If Allan Houston forsakes the Knicks for the Nets, it won't be the first time Bruce Ratner's team has stolen a top performer from the Garden in the past few years and competition between the two teams is likely to heat up even more this fall as the Nets begin selling luxury suites in Barclays Center, their proposed Brooklyn arena.

Since Brett Yormark, president and chief executive of the Nets, took over nearly three years ago, the Nets have recruited several key executives from Madison Square Garden to join New Jersey's operation.

Among them:

--Petra Pope, Nets' vice president entertainment and event marketing, the creator of the Knicks City Dancers;

--Kimberlee Garris, the Nets' entertainment manager who danced for Pope at the Garden;

--Neil Davis, chief revenue officer, of Brooklyn Sports & Entertainment and a former Executive Vice President, Advertising Sales, at Madison Square Garden.

--Joe Stetson, senior marketing director for Brooklyn Sports & Entertainment.

BS&E will market the Barclays Center for events other than basketball, like concerts. This too will put Yormark's team directly in competition with the Garden's entertainment operations..

It's part of Yormark's overall upgrade at the Nets offices in East Rutherford.
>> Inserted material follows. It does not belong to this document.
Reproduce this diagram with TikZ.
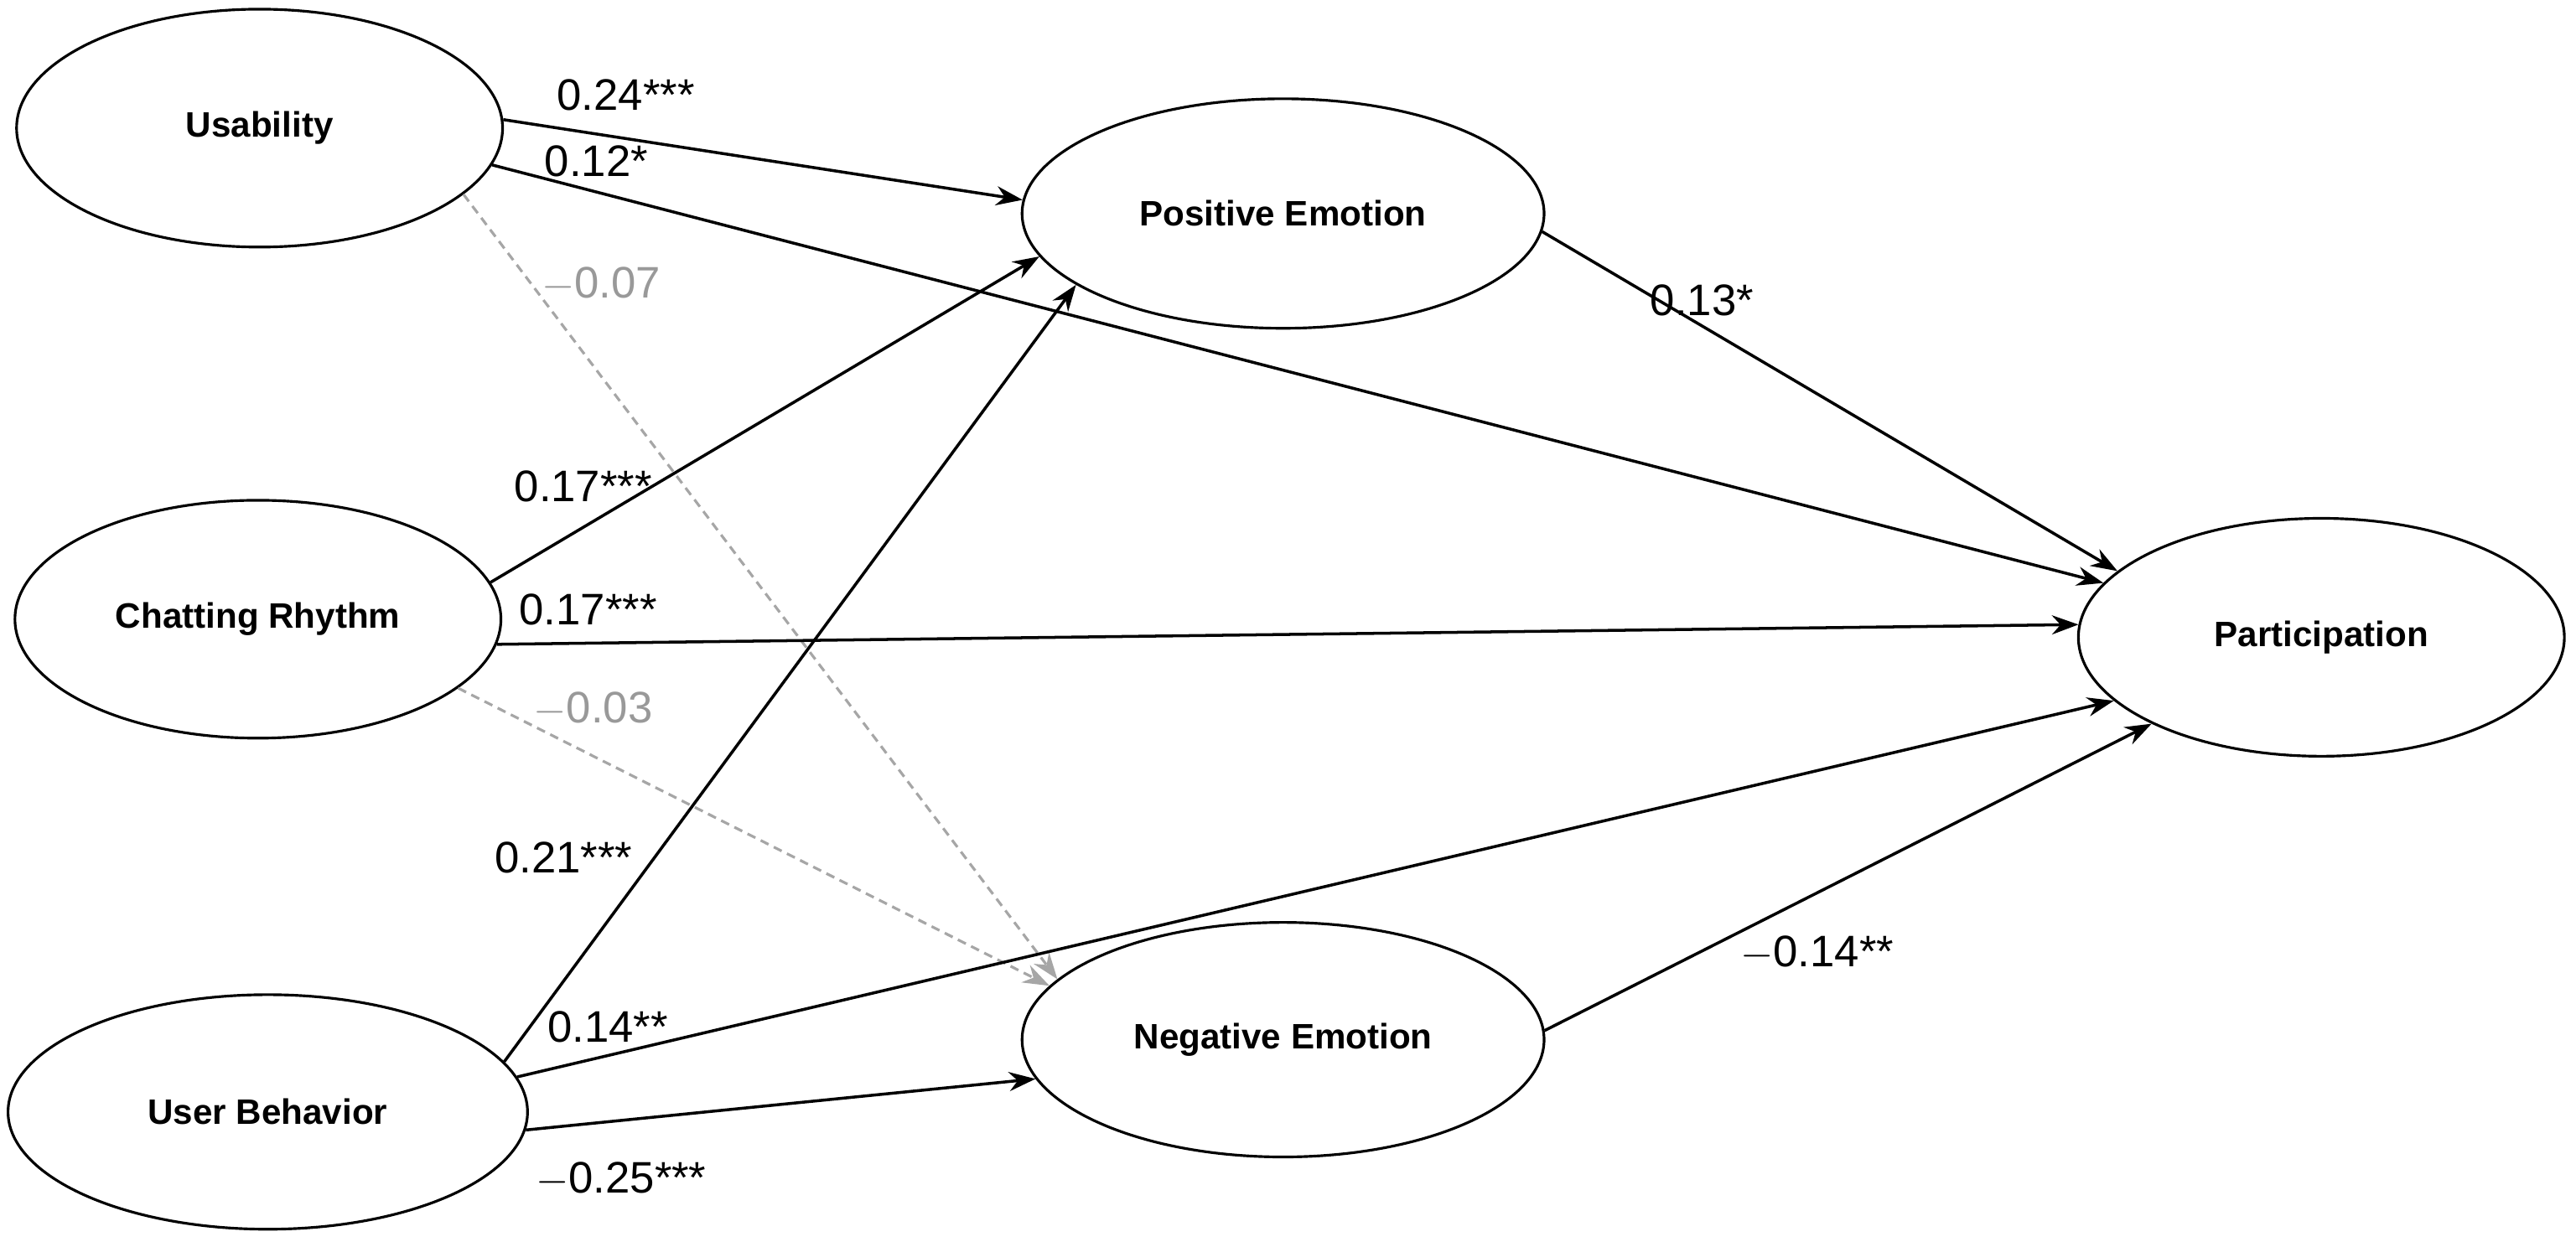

Sports Buiness Journal reports that Yormark has nearly doubled the franchise’s staff since taking over in January 2005, going from 75 then to 138 now. The team has also more than doubled its sales staff to 30 employees. Some of those also once sold tickets for the Knicks.

"When I came on board, we didn’t have a partnership marketing department, we didn’t have an events department, and we didn’t have a business communications department," Yormark told SBJ. "We wanted to be aggressive in marketing, and in order to do that we needed human capital. We wanted to grow our business in New Jersey, but we also wanted to increase our trading area in the tri-state area."

Thus, the decision to recruit operations people from the Garden. For the Garden in general and the Knicks specifically, that will mean new competition for an organization not used to it. The Barclays Center is only three subway stops from Madison Square Garden and as close to the financial district as the world's most famous arena. The Nets are beefing up staff now to sell directly in Brooklyn. The team will have 12 front office staff members dedicated for Brooklyn sales and marketing efforts by October.

The two most high profile Garden hires, Pope and Garris, are typical of the kinds of people Yormark has taken away from the Dolan family that runs the Garden: experienced and known to the media.

Pope was the first to arrive, joining Yormark in early 2005, later bringing Garris over. She told USA Today then that she didn't hesitate to jump across the river after Yormark called her. "They're shaking things up," said Pope. "Brett brings such passion. His goal is to create an experience for fans from the moment they leave their car to leaving the game."

USA Today, which in 2004 called the Continental Airlines Arena experience the worst in the NBA, was duly impressed by the hire. Calling Pope "the Michael Jordan of NBA dance teams" the newspaper noted that Pope was manager of the Laker Girls and the team's on-court entertainment during Laker "Showtime" from 1983-89, then created the Knick City Dancers during a similar 14-year run in New York. (Pope figures in the Anucha Browne Sanders lawsuit against the Garden. According to Browne Sanders, Isiah Thomas asked Pope to flirt with NBA referees before a 2004 Knicks game with the Nets. Pope did not testify in Browne Sanders' case.)

Garris, whose Knick nickname was "Harvard", came shortly after Pope. One of the more popular, if not the most popular, of the Knick City Dancers, she didn't fit the mold of an NBA "cheerleader". Garris may in fact be the most academically qualified person in the team's front office. She holds a B.A. in Psychology from Harvard, summa cum laude and Phi Beta Kappa. Her undergraduate focus was in "Cognition/Brain/Behavior"...which could come in handy managing Sly, one of her responsibilities.

With the Nets she has been responsible for the success of the NetSational Dancers, the 60+ group that is both a fan and media favorite. She has also been highly visible in that role.

The success of the Nets' women also cannot hurt when one of their former colleagues at the Garden is locked in a vicious war with the Dolans and Thomas.

But the biggest hire may have been Davis. He worked for the Dolans for nearly 20 years until joining the Nets two years ago. As EVP of advertising sales, Davis oversaw the advertising sales for MSG Networks, the Knicks, Rangers and Liberty, Radio City Entertainment, arena signage and radio properties. Here's how the Nets describe his career at the Garden: "Davis created new partnerships for MSG that grew its business over 50 percent in 10 years. Davis also negotiated the largest sponsorship agreements in the history of the MSG Regional Sports Network."

But the biggest in-your-face moment in the Net/Knick battle is expected to take place shortly after the season begins. The Nets will open a showroom in midtown Manhattan to help the franchise sell 130 suites in the Barclays Center. The 10,000-square-foot business center will be called the Barclays Suite Showroom, reports SBJ, and will be located on the 39th floor in The New York Times Building in Manhattan, just off of Times Square. More importantly perhaps, the showroom will be only seven blocks north of the Garden.